Настроение второй половины дня в Макондо определяет непреклонность черной кирпичной стены во всю ширину портала (постановочная часть театра открыла спектаклю возможности, несравнимые с резервами гитисовской аудитории). События частично перемахнут в зрительный зал, а обреченное раздражение полковника Аурелиано – демонстративным вызовом обществу, струей из ширинки – выплеснется в распахнутое на улицу окно.
Пока полковник поднимал одно за другим тридцать два вооруженных восстания и плодил сыновей, прочие ветви рода Буэндиа тоже не знали отдыха в деле размножения, а потому на узкой полосе авансцены периодически вырастает еще одна стена – человеческая. Но пророчество цыгана Мелькиадеса, прописанное на старинных пергаментах, безжалостно нависает над всеми. 17 сыновей полковника Аурелиано, героя войны, потерпевшего поражения во всех поднятых им восстаниях, будут убиты в одну ночь.
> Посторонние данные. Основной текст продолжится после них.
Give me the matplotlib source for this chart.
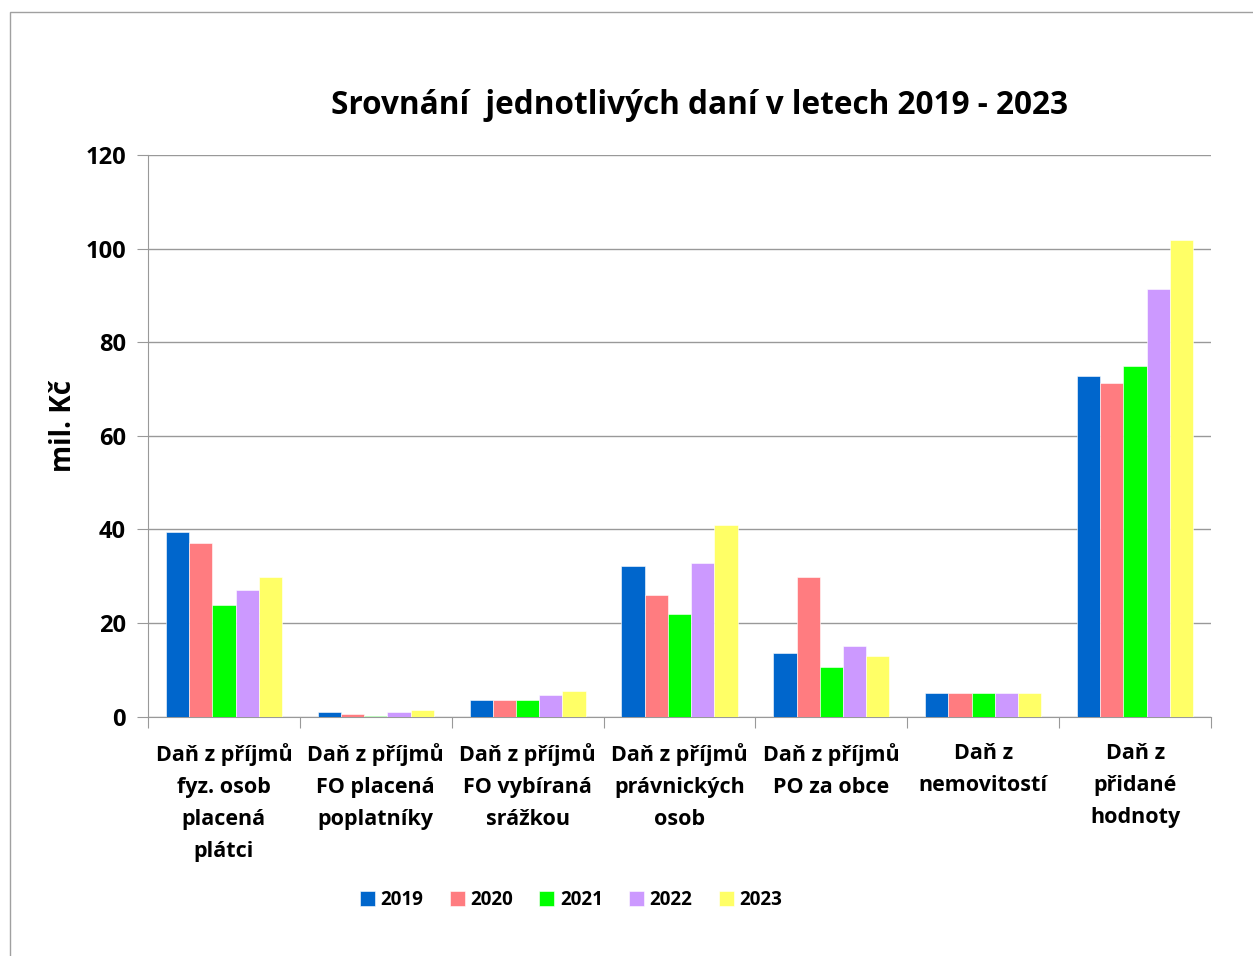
import numpy as np
import matplotlib.pyplot as plt
from matplotlib.patches import Rectangle

categories = [
    "Daň z příjmů\nfyz. osob\nplacená\nplátci",
    "Daň z příjmů\nFO placená\npoplatníky",
    "Daň z příjmů\nFO vybíraná\nsrážkou",
    "Daň z příjmů\nprávnických\nosob",
    "Daň z příjmů\nPO za obce",
    "Daň z\nnemovitostí",
    "Daň z\npřidané\nhodnoty",
]
years = ["2019", "2020", "2021", "2022", "2023"]
v2019 = [39.4, 1.0, 3.5, 32.2, 13.6, 5.0, 72.8]
v2020 = [37.1, 0.5, 3.5, 26.0, 29.9, 5.0, 71.3]
v2021 = [23.9, 0.1, 3.5, 21.9, 10.5, 5.0, 74.9]
v2022 = [27.1, 1.0, 4.5, 32.7, 15.0, 5.0, 91.3]
v2023 = [29.9, 1.4, 5.4, 40.9, 13.0, 5.0, 101.9]
series = [v2019, v2020, v2021, v2022, v2023]
colors = ["#0066CC", "#FF7C80", "#00FF00", "#CC99FF", "#FFFF66"]

plt.rcParams['font.family'] = ['Open Sans', 'DejaVu Sans']

fig = plt.figure(figsize=(12.53, 9.56), dpi=100)
ax = fig.add_axes([148 / 1253, 1 - 716.5 / 956, (1211 - 148) / 1253, (716.5 - 155) / 956])

# rámeček kolem grafu
fig.patches.append(Rectangle((10 / 1253, -0.1), 1.2, 1 - 12 / 956 + 0.1,
                             transform=fig.transFigure, fill=False,
                             edgecolor='#a0a0a0', linewidth=1))

x = np.arange(len(categories))
w = 0.153
for i, (vals, c, yr) in enumerate(zip(series, colors, years)):
    ax.bar(x + (i - 2) * w, vals, width=w, color=c, label=yr,
           edgecolor='white', linewidth=0.4, zorder=3)

ax.set_xlim(-0.5, len(categories) - 0.5)
ax.set_ylim(0, 120)
ax.set_yticks(range(0, 121, 20))
ax.grid(axis='y', color='#999999', linewidth=1, zorder=0)

for s in ['top', 'right']:
    ax.spines[s].set_visible(False)
for s in ['left', 'bottom']:
    ax.spines[s].set_color('#999999')

ax.set_xticks(np.arange(len(categories) + 1) - 0.5, minor=False)
ax.set_xticklabels([])
ax.tick_params(axis='x', length=8, color='#999999', direction='out')
ax.set_xticks(x, minor=True)
ax.set_xticklabels(categories, minor=True, fontsize=15.5, fontweight='bold',
                   linespacing=1.68)
ax.tick_params(axis='x', which='minor', length=0, pad=19)
ax.tick_params(axis='y', length=8, color='#999999', labelsize=17, pad=8)
for t in ax.get_yticklabels():
    t.set_fontweight('bold')

ax.set_ylabel("mil. Kč", fontsize=20, fontweight='bold')
ax.yaxis.set_label_coords(-0.066, 0.517)
fig.text(700 / 1253, 1 - 106 / 956, "Srovnání  jednotlivých daní v letech 2019 - 2023",
         ha='center', va='center', fontsize=22.7, fontweight='bold')

fig.legend(loc='center', bbox_to_anchor=(571 / 1253, 1 - 900 / 956), ncol=5,
           frameon=False, handlelength=0.8, handleheight=0.8, handletextpad=0.3,
           columnspacing=1.4, prop={'weight': 'bold', 'size': 13.5})

fig.savefig("out.png", dpi=100)
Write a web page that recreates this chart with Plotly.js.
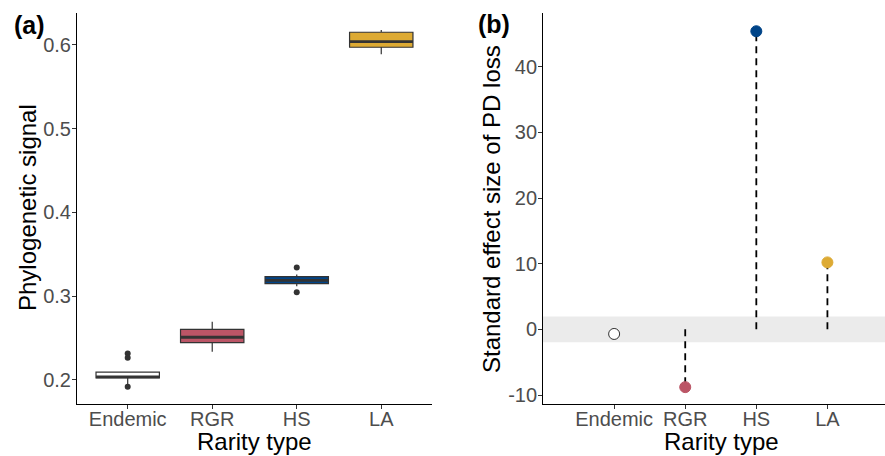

Капает вода из красного махрового полотенца, обозначая струйку крови, вытекшую из мертвого тела и добежавшую до дома родственников, взметнувшуюся на крыльцо и знаком беды просочившуюся в кухню к ногам Урсулы, неся весть о смерти старшего сына Аркадио–Дмитрий Матвеев.
Юные представители рода еще как-то по инерции крутят романы (эта инерция ощутима и в постановочных ходах второй половины “Одного дня в Макондо”), но и к ним уже вплотную приблизилось мгновение общей встречи у открывшегося пролома в стене. Туда, в небытие, вслед за сникшей, одеревеневшей, почти ослепшей, с побеленными мукой волосами Урсулой, все они, молодые и не слишком, вот-вот отправятся, вспомнив о своих цирковых умениях. Акробатические способности вновь потребуются, чтобы всеми возможными способами протискиваться в дыру из разобранных кирпичей.
Почти все исполнители из того, гитисовского, спектакля “Сто лет одиночества” снова собрались в Макондо. События столетия уместились в СТИ не в одном мгновении, как в пергаменте Мелькиадеса, а в одном дне. Лишь несколько актеров Студии театрального искусства – Татьяна Галицкая, Катерина Васильева, Игорь Лизенгевич, Александр Прошин, Нодар Сирадзе, Дмитрий Липинский разбавили, каждый по-своему выразительно, лихую и прекрасно обученную компанию недавних студентов.
Роман Маркеса почти не имеет сценической истории, во всяком случае, в России. О его воплощении когда-то в 1990-х, в самом конце XX века, задумывался Эймунтас Някрошюс. Педагог ГИТИСа Егор Перегудов и недавние студенты решились вторично погрузиться в Маркеса, благодаря чему в Студии театрального искусства, где обыкновенно царит русская классика, теперь есть сценическая сага по роману колумбийского писателя – история старения мира, съедаемого муравьями, сыгранная с драйвом молодости. Если чего-то этому диптиху по очень красивой, многослойной и горькой книге о конце человечества не хватает, то, пожалуй, динамики второй части, ноты фантастики и выхода на обобщение. Молодость создателей потребовала проскочить мимо ирреального и явно не допустила безысходности.